I’m a door holder. If you have a baby on your hip or a coffee in one hand, I wait. I hold the door open for you. Just you and me in the room, in the hall, stranger or not, I say “hello.” I talk to my grocery store clerks. I tell most everyone to have a great day and I really mean it and I’m not even obnoxiously cheerful. It just seems right, feels right, for me.

Kindness, sympathy, openness, the ability to listen and then relate to complete strangers, to hone in on the sensitivity or the significance of a piece of furniture beyond the practicality – I think these traits and skills are crucial in our jobs as Design Associates. If a customer notes that this bed is for her daughter’s birthday, I give myself a cue to remember that. A move to a new house, or a much anticipated remodel that is taking forever, I make a note. An order for a glider and a Moda crib is a signal that there’s a new arrival heading this family’s way and we chat about that. A new living room sofa before someone’s high school graduation party; a new dining room table needed before Thanksgiving, I’m jotting down notes. A magazine or blog coming for a photo shoot in seventeen days: noted. A new accent chair for an aging mother’s transition to a nursing home, this is a wonderful choice.

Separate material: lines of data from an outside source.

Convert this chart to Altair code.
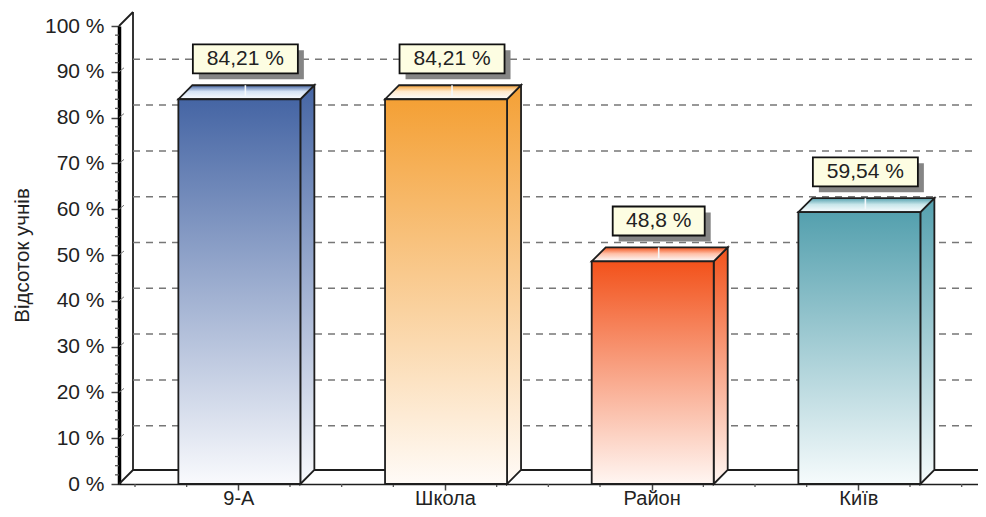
import altair as alt
import pandas as pd

categories = ["9-А", "Школа", "Район", "Київ"]
values = [84.21, 84.21, 48.8, 59.54]
labels = ["84,21 %", "84,21 %", "48,8 %", "59,54 %"]
top_colors = ["#4565a4", "#f4a035", "#f2521b", "#54a0ae"]
bottom_colors = ["#f9fafd", "#fffbf7", "#fff6f2", "#f6fbfc"]
lid_colors = ["#d5e3f5", "#ffe9cc", "#ffc0a8", "#c8e6ea"]
y_ticks = [0, 10, 20, 30, 40, 50, 60, 70, 80, 90, 100]
grid_values = [10, 20, 30, 40, 50, 60, 70, 80, 90]

PX_X = 1 / 206.67
PX_Y = 100 / 458
DX = 14 * PX_X
DY = 14 * PX_Y
GRID_DY = 12.5 * PX_Y
HALF = 61 * PX_X
XMIN = -16 * PX_X
XMAX = 843 * PX_X
FONT = "Liberation Sans"
INK = "#1e1e1e"
SW = 1.8

label_map = "{" + ",".join(f"'{i}':'{c}'" for i, c in enumerate(categories)) + "}"
x_scale = alt.Scale(domain=[XMIN, XMAX], nice=False, zero=False)
y_scale = alt.Scale(domain=[0, 100], nice=False, zero=False)
x_axis = alt.Axis(
    values=[i + 0.5 for i in range(4)], title=None, grid=False,
    labelExpr=f"{label_map}[floor(datum.value)]",
    labelFont=FONT, labelFontSize=20, labelColor="#222", labelPadding=-2,
    tickSize=6, tickColor="#444", tickWidth=1.5,
    domainColor=INK, domainWidth=1.6)
y_axis = alt.Axis(
    values=y_ticks, title="Відсоток учнів", grid=False,
    labelExpr="datum.value + ' %'",
    labelFont=FONT, labelFontSize=21, labelColor="#222", labelPadding=7,
    titleFont=FONT, titleFontSize=20.5, titleFontWeight="normal", titleColor="#222",
    titlePadding=12,
    tickSize=8, tickColor="#444", tickWidth=1.5,
    domainColor="#000", domainWidth=3.5)
X = alt.X("x:Q", scale=x_scale, axis=x_axis)
Y = alt.Y("y:Q", scale=y_scale, axis=y_axis)


def grad(stops):
    return {
        "gradient": "linear", "x1": 0, "x2": 0, "y1": 0, "y2": 1,
        "stops": [{"offset": o, "color": c} for o, c in stops],
    }


def seg(rows, **mark):
    df = pd.DataFrame(rows, columns=["x", "x2", "y", "y2"])
    return alt.Chart(df).mark_rule(**mark).encode(x=X, x2="x2:Q", y=Y, y2="y2:Q")


layers = []

# wall and floor frame
layers.append(seg([
    [XMIN + DX, XMIN + DX, DY, 100 + DY],
    [XMIN, XMIN + DX, 100, 100 + DY],
    [XMIN, XMIN + DX, 0, DY],
    [XMIN + DX, XMAX + DX, DY, DY],
], color=INK, strokeWidth=SW))

# dashed back-wall grid
layers.append(alt.Chart(pd.DataFrame({"y": [v + GRID_DY for v in grid_values]})).transform_calculate(
    x=str(XMIN + DX), x2=str(XMAX + DX)
).mark_rule(color="#777", strokeWidth=1.5, strokeDash=[7, 6]).encode(x=X, x2="x2:Q", y=Y))

# minor ticks
x_minor = [i * 0.25 for i in range(0, 17) if i % 4 != 2]
layers.append(seg([[v, v, 0, -3 * PX_Y] for v in x_minor], color="#555", strokeWidth=1.3))
y_minor = [v for v in range(0, 101, 2) if v % 10]
layers.append(seg([[XMIN, XMIN - 4 * PX_X, v, v] for v in y_minor], color="#555", strokeWidth=1.3))
layers.append(seg([[XMIN, XMIN + 5 * PX_X, v, v + 4 * PX_Y] for v in y_ticks[1:-1]],
                  color="#777", strokeWidth=1))

for i, (v, lab, top, bottom, lid) in enumerate(zip(values, labels, top_colors, bottom_colors, lid_colors)):
    c = i + 0.505
    l, r = c - HALF, c + HALF
    # side face
    side = pd.DataFrame({"x": [r, r + DX], "y": [0, DY], "y2": [v - 0.2, v - 0.2 + DY]})
    layers.append(alt.Chart(side).mark_area(
        fill=grad([(0, top), (1, bottom)]), stroke=INK, strokeWidth=SW, interpolate="linear"
    ).encode(x=X, y=Y, y2="y2:Q"))
    # top face
    t = v - 0.2
    lid_df = pd.DataFrame({
        "x": [l, l + DX, r, r + DX],
        "y": [t, t, t, t + DY],
        "y2": [t, t + DY, t + DY, t + DY],
    })
    layers.append(alt.Chart(lid_df).mark_area(
        fill=grad([(0, top), (0.45, lid), (1, "#fbfdff")]), stroke=INK, strokeWidth=SW, interpolate="linear"
    ).encode(x=X, y=Y, y2="y2:Q"))
    # front face
    front = pd.DataFrame({"x": [l], "x2": [r], "y": [0], "y2": [t]})
    layers.append(alt.Chart(front).mark_rect(
        fill=grad([(0, top), (1, bottom)]), stroke=INK, strokeWidth=SW
    ).encode(x=X, x2="x2:Q", y=Y, y2="y2:Q"))
    # leader
    bx = c + 6 * PX_X
    layers.append(seg([[bx, bx, t + DY, t + 3 * PX_Y]], color="#f4f8fb", strokeWidth=1.6))
    # label box with shadow
    half = (len(lab) * 13 + 14) / 2 * PX_X
    b0 = v + DY + 11 * PX_Y
    b1 = b0 + 29 * PX_Y
    shadow = pd.DataFrame({"x": [bx - half + 6 * PX_X], "x2": [bx + half + 6 * PX_X],
                           "y": [b0 - 6 * PX_Y], "y2": [b1 - 6 * PX_Y]})
    layers.append(alt.Chart(shadow).mark_rect(fill="#858585").encode(x=X, x2="x2:Q", y=Y, y2="y2:Q"))
    box = pd.DataFrame({"x": [bx - half], "x2": [bx + half], "y": [b0], "y2": [b1], "t": [lab],
                        "m": [(b0 + b1) / 2], "c": [bx]})
    layers.append(alt.Chart(box).mark_rect(fill="#fdfde2", stroke="#111", strokeWidth=SW).encode(
        x=X, x2="x2:Q", y=Y, y2="y2:Q"))
    layers.append(alt.Chart(box).mark_text(font=FONT, fontSize=21, color="#222", align="center", baseline="middle").encode(
        x=alt.X("c:Q", scale=x_scale, axis=x_axis), y=alt.Y("m:Q", scale=y_scale, axis=y_axis), text="t:N"))

chart = alt.layer(*layers).properties(
    width=859, height=458,
    padding={"left": 111, "top": 18, "right": 0, "bottom": 25},
    autosize=alt.AutoSizeParams(type="none"),
    background="white",
).configure_view(stroke=None)

chart.save("out.html", embed_options={"renderer": "svg", "actions": False})
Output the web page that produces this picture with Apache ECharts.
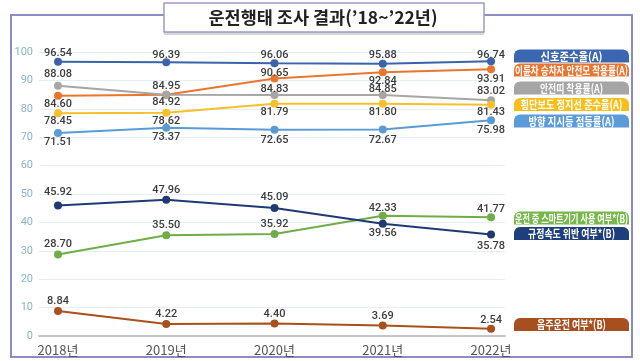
<!DOCTYPE html>
<html><head><meta charset="utf-8">
<script src="https://cdn.jsdelivr.net/npm/echarts@6/dist/echarts.min.js"></script>
<style>html,body{margin:0;padding:0;background:#fff}#c{width:640px;height:361px}</style>
</head><body><div id="c"></div>
<script>
const years = ['2018년','2019년','2020년','2021년','2022년'];
const yTicks = [0,10,20,30,40,50,60,70,80,90,100];
const names = ['신호준수율(A)','이륜차 승차자 안전모 착용률(A)','안전띠 착용률(A)','횡단보도 정지선 준수율(A)','방향 지시등 점등률(A)','운전 중 스마트기기 사용 여부*(B)','규정속도 위반 여부*(B)','음주운전 여부*(B)'];
const signal = [96.54,96.39,96.06,95.88,96.74];
const helmet = [84.60,84.92,90.65,92.84,93.91];
const belt = [88.08,84.95,84.83,84.85,83.02];
const stopLine = [78.45,78.62,81.79,81.80,81.43];
const turnSig = [71.51,73.37,72.65,72.67,75.98];
const phone = [28.70,35.50,35.92,42.33,41.77];
const speed = [45.92,47.96,45.09,39.56,35.78];
const drunk = [8.84,4.22,4.40,3.69,2.54];

// label placement (pixel offsets from each point, styling only)
const labelDy = [
  [-9.4,-8,-8.3,-9,-7],
  [7.6,6.7,-6,8,9],
  [-12.4,-8.6,-6.7,-6,-9.3],
  [7.3,8,7.7,7.7,7],
  [9,9.6,9.7,9.7,10],
  [-10.7,-10.7,-10,-8.3,-9],
  [-14,-10,-10.7,9,11.7],
  [-10,-10,-9.3,-10,-9]
];
const colors = ['#3a63ab','#e9762f','#a6a6a6','#f6c02b','#5b9bd5','#70ad47','#1f3a72','#a9501c'];
const boxColors = ['#3b67b0','#ec7330','#a5a5a5','#f8bf1a','#5a9bd8','#77b84a','#1f3f7a','#a84f1f'];
const boxTextW = [62,113,63,102,86,113,87,69];
const allData = [signal,helmet,belt,stopLine,turnSig,phone,speed,drunk];
const boxY = [56,70,88,104.5,121,218,233.5,324.5];

const cv = document.createElement('canvas').getContext('2d');
cv.font = 'bold 11.5px "Noto Sans CJK KR"';

const chart = echarts.init(document.getElementById('c'));
const series = allData.map((arr, si) => ({
  name: names[si], type:'line', symbol:'circle', symbolSize:8,
  lineStyle:{width:2,color:colors[si]}, itemStyle:{color:colors[si]},
  data: arr.map((v,i)=>({value:[i,v], label:{offset:[0,labelDy[si][i]+0.5]}})),
  label:{show:true, position:'inside', fontFamily:'Roboto', fontWeight:500, fontSize:11, color:'#3d3d3d',
    formatter: p => p.value[1].toFixed(2)},
  z: 3
}));

const graphics = [
  {type:'rect', shape:{x:11,y:15,width:621,height:342}, style:{fill:'none',stroke:'#8a8dc4',lineWidth:2}, z:-10},
  {type:'rect', shape:{x:164,y:5,width:320,height:30}, style:{fill:'#d6d6d6'}, z:-9},
  {type:'rect', shape:{x:164,y:3,width:320,height:29}, style:{fill:'#fff',stroke:'#9a9cc8',lineWidth:1.5}, z:-8},
  {type:'text', x:323, y:17, style:{text:'운전행태 조사 결과(’18~’22년)', fontFamily:'Noto Sans CJK KR', fontWeight:'bold', fontSize:17.5, fill:'#222', textAlign:'center', textVerticalAlign:'middle'}, z:5}
];
names.forEach((n,i)=>{
  const w = cv.measureText(n).width || boxTextW[i];
  const sx = Math.min(1, boxTextW[i]/w);
  graphics.push({type:'rect', shape:{x:514,y:boxY[i]-6.5,width:115,height:13,r:[6,6,0,0]}, style:{fill:boxColors[i]}, z:5});
  graphics.push({type:'text', x:571.5, y:boxY[i]+0.5, scaleX:sx, style:{text:n, fontFamily:'Noto Sans CJK KR', fontWeight:'bold', fontSize:11.5, fill:'#fff', textAlign:'center', textVerticalAlign:'middle'}, z:6});
});

chart.setOption({
  animation:false,
  grid:{left:39,right:135,top:52,bottom:25},
  xAxis:{type:'value', min:-0.1755, max:4.129,
    axisLine:{show:true,lineStyle:{color:'#c6c6c6',width:2}}, axisTick:{show:false}, splitLine:{show:false},
    axisLabel:{customValues:[0,1,2,3,4], formatter:v=>years[Math.round(v)], color:'#555', fontSize:13, fontFamily:'Noto Sans CJK KR', margin:8}},
  yAxis:{type:'value', min:yTicks[0], max:yTicks[yTicks.length-1], interval:10,
    axisLine:{show:false}, axisTick:{show:false},
    axisLabel:{color:'#8db3cb', fontSize:11, fontFamily:'Roboto', margin:6},
    splitLine:{lineStyle:{color:'#e6edf3',width:1}}},
  series: series,
  graphic: graphics
});
</script></body></html>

Wide in range, each of these scenarios, they’re all important to my customers. There is always anticipation and excitement built up around a Room & Board delivery. That piece of furniture might represent a transition, might be symbolic of a gathering or celebration, it might be an achievement, or it might simply be a comfortable sofa for the family to hang out on on Friday nights and watch movies. Room & Board is lucky to be a part of our customers’ lives in this very small way.

So to these strangers who flit in and out of my life on the phone, I say “congrats on the baby! Enjoy the long nights in the glider; it goes so fast.” “I’m glad your mom got settled in smoothly.” “I’m relieved the table and the sofa made it in time, and the parties and photo shoots went off without a hitch.” “Enjoy your furniture; enjoy your life. And thank you.”